What is Container Escape?
Container escape is a security exploit where an attacker breaks out of the isolated environment of a container to gain unauthorized access to the host operating system or other containers. Containers rely on Linux kernel features like namespaces and cgroups to isolate processes, but these are not a full security boundary like a virtual machine. A container escape can lead to full host compromise, allowing the attacker to access all containers, host data, and pivot to other systems. For the PT0-002 exam, you must understand the common techniques, underlying mechanisms, and detection methods.
How Container Isolation Works
Containers use Linux namespaces to isolate processes, network, filesystem, and other resources. Each container gets its own set of namespaces:
PID namespace: Isolates process IDs, so processes inside the container cannot see host processes.
Network namespace: Provides its own network stack, including interfaces, IP addresses, and routing tables.
Mount namespace: Isolates filesystem mount points.
User namespace: Maps container user IDs to host user IDs, allowing a container to run as root inside but as a non-root user on the host.
UTS namespace: Isolates hostname and domain name.
IPC namespace: Isolates inter-process communication resources.
Additionally, cgroups limit resource usage (CPU, memory, I/O). The container runtime (e.g., Docker, containerd) sets up these namespaces and cgroups when starting a container. The host kernel is shared among all containers, meaning a vulnerability in the kernel or a misconfiguration can allow a process to break out of its namespace.
Common Container Escape Techniques
#### 1. Privileged Container Escape
A container running with --privileged flag has all capabilities and access to host devices. This effectively disables most isolation. The container can:
Mount the host filesystem via /dev/sda or similar.

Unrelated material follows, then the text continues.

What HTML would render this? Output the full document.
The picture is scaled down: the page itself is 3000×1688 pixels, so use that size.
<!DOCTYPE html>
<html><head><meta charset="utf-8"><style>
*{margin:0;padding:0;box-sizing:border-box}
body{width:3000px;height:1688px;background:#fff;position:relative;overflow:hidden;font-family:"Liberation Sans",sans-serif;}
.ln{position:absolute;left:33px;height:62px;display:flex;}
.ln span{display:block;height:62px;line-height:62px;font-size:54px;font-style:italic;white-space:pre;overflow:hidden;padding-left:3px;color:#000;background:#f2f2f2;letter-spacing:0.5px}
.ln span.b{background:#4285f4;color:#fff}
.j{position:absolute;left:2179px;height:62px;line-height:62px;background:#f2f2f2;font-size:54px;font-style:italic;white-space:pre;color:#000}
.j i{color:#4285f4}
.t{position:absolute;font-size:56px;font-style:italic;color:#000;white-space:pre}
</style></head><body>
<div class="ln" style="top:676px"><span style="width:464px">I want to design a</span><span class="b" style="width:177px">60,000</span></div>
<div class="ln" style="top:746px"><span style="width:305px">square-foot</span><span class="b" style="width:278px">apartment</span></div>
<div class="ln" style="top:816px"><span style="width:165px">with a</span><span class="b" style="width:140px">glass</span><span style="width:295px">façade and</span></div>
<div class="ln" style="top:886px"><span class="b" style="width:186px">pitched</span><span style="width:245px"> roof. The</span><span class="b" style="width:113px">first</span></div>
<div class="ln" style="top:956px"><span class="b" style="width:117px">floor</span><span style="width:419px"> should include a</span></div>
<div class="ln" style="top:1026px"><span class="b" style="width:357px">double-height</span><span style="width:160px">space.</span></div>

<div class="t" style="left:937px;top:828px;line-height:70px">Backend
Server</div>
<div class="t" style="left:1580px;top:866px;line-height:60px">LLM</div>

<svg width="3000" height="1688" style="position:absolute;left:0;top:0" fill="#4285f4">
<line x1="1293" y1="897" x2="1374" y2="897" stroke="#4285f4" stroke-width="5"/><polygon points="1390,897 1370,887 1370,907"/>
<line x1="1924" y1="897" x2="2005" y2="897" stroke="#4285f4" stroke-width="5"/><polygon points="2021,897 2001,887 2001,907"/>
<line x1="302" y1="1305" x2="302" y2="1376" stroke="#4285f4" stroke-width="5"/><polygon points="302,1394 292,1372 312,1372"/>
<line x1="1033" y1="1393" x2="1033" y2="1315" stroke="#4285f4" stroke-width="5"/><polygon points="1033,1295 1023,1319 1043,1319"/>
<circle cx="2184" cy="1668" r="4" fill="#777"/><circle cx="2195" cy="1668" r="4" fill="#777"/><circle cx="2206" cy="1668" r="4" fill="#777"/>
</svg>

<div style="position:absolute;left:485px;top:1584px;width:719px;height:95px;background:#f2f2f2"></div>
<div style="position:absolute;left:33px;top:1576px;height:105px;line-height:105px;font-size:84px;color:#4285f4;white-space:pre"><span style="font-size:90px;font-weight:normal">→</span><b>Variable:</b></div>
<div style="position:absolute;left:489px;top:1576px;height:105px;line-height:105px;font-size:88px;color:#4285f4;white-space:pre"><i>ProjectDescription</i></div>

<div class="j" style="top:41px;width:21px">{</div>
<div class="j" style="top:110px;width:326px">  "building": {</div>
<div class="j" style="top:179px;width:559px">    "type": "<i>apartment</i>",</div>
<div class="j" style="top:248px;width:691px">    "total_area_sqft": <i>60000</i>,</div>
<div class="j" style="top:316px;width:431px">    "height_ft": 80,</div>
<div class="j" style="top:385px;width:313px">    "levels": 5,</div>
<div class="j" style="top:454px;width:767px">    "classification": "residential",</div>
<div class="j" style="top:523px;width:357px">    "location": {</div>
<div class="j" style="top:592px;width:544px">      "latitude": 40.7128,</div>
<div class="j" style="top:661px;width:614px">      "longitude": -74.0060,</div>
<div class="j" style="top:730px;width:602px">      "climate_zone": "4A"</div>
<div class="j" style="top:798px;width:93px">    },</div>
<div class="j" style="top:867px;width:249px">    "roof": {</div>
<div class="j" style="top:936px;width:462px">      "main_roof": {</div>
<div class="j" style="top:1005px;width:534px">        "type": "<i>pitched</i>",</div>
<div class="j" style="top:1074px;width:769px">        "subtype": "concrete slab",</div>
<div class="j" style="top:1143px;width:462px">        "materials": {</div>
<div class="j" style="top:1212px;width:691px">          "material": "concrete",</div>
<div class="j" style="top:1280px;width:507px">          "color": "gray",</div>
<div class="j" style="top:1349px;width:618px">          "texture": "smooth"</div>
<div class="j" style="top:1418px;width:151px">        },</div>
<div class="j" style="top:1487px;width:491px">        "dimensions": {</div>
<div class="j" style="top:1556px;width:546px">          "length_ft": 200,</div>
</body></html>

Use nsenter to enter host namespaces.
Execute commands on the host.
Exploit example:
# Inside a privileged container
fdisk -l # Identify host disk
mkdir /mnt/host
mount /dev/sda1 /mnt/host
chroot /mnt/host
# Now you have a shell on the hostDetection: Check if container runs with privileged: true in its security context.
#### 2. Capability-Based Escape
Linux capabilities break down root privileges into smaller units. Containers by default drop many capabilities but may retain dangerous ones like CAP_SYS_ADMIN, CAP_NET_RAW, CAP_DAC_OVERRIDE, etc. CAP_SYS_ADMIN is particularly dangerous as it allows mounting filesystems, accessing namespaces, and performing privileged syscalls.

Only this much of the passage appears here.